Il y eut plusieurs sérénades ; le ponctuel gouverneur ne les souffrait que parce qu’elles engageaient avec le marquis Crescenzi sa fille Clélia, dont le caractère lui faisait peur : il sentait vaguement qu’il n’y avait nul point de contact entre elle et lui, et craignait toujours de sa part quelque coup de tête. Elle pouvait s’enfuir au couvent, et il restait désarmé. Du reste, le général craignait que toute cette musique, dont les sons pouvaient pénétrer jusque dans les cachots les plus profonds, réservés aux plus noirs libéraux, ne contînt des signaux. Les musiciens aussi lui donnaient de la jalousie par eux-mêmes ; aussi, à peine la sérénade terminée, on les enfermait à clef dans les grandes salles basses du palais du gouverneur, qui de jour servaient de bureaux pour l’état-major, et on ne leur ouvrait la porte que le lendemain matin au grand jour.
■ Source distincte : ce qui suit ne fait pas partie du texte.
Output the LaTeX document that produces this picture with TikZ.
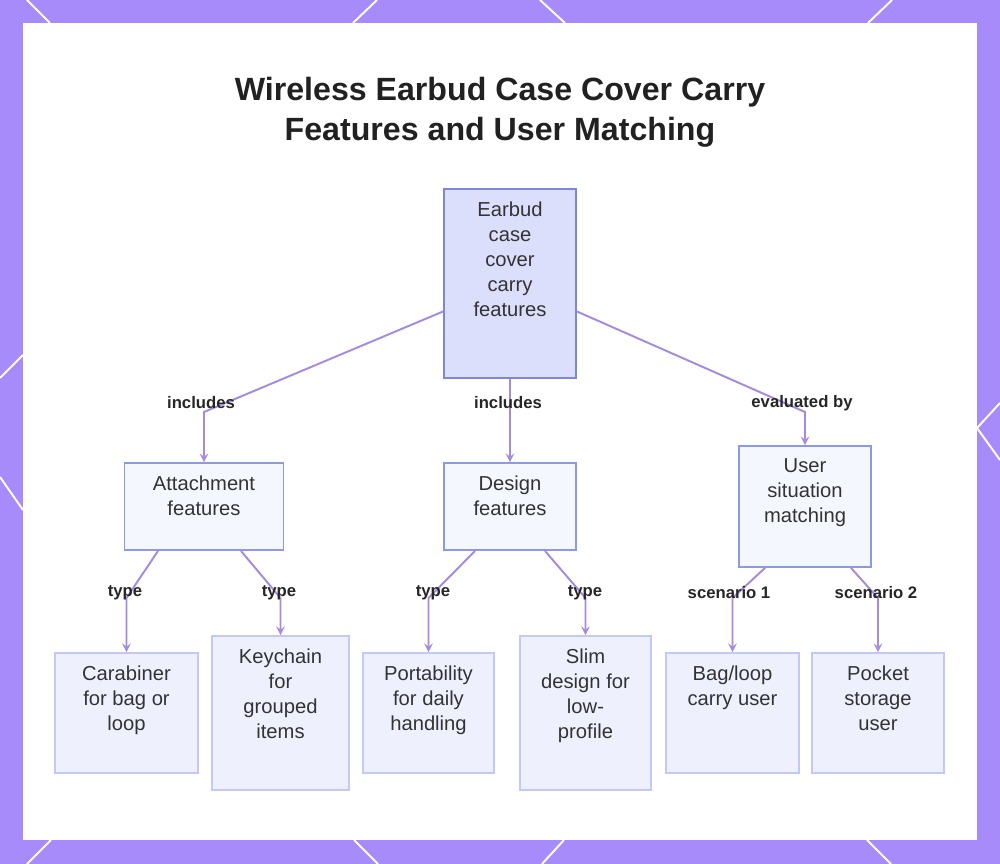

C’était le gouverneur lui-même qui, placé sur le pont de l’esclave, les faisait fouiller en sa présence et leur rendait la liberté, non sans leur répéter plusieurs fois qu’il ferait pendre à l’instant celui d’entre eux qui aurait l’audace de se charger de la moindre commission pour quelque prisonnier. Et l’on savait que dans sa peur de déplaire il était homme à tenir parole, de façon que le marquis Crescenzi était obligé de payer triple ses musiciens fort choqués de cette nuit à passer en prison.

Tout ce que la duchesse put obtenir et à grand’peine de la pusillanimité de l’un de ces hommes, ce fut qu’il se chargerait d’une lettre pour la remettre au gouverneur. La lettre était adressée à Fabrice ; on y déplorait la fatalité qui faisait que depuis plus de cinq mois qu’il était en prison, ses amis du dehors n’avaient pu établir avec lui la moindre correspondance.

En entrant à la citadelle, le musicien gagné se jeta aux genoux du général Fabio Conti, et lui avoua qu’un prêtre, à lui inconnu, avait tellement insisté pour le charger d’une lettre adressée au sieur del Dongo, qu’il n’avait osé refuser ; mais, fidèle à son devoir, il se hâtait de la remettre entre les mains de Son Excellence.

L’Excellence fut très-flattée ; elle connaissait les ressources dont la duchesse disposait, et avait grand’peur d’être mystifié. Dans sa joie, le général alla présenter cette lettre au prince, qui fut ravi.

— Ainsi, la fermeté de mon administration est parvenue à me venger ! Cette femme hautaine souffre depuis cinq mois ! Mais l’un de ces jours nous allons faire préparer un échafaud, et sa folle imagination ne manquera pas de croire qu’il est destiné au petit del Dongo.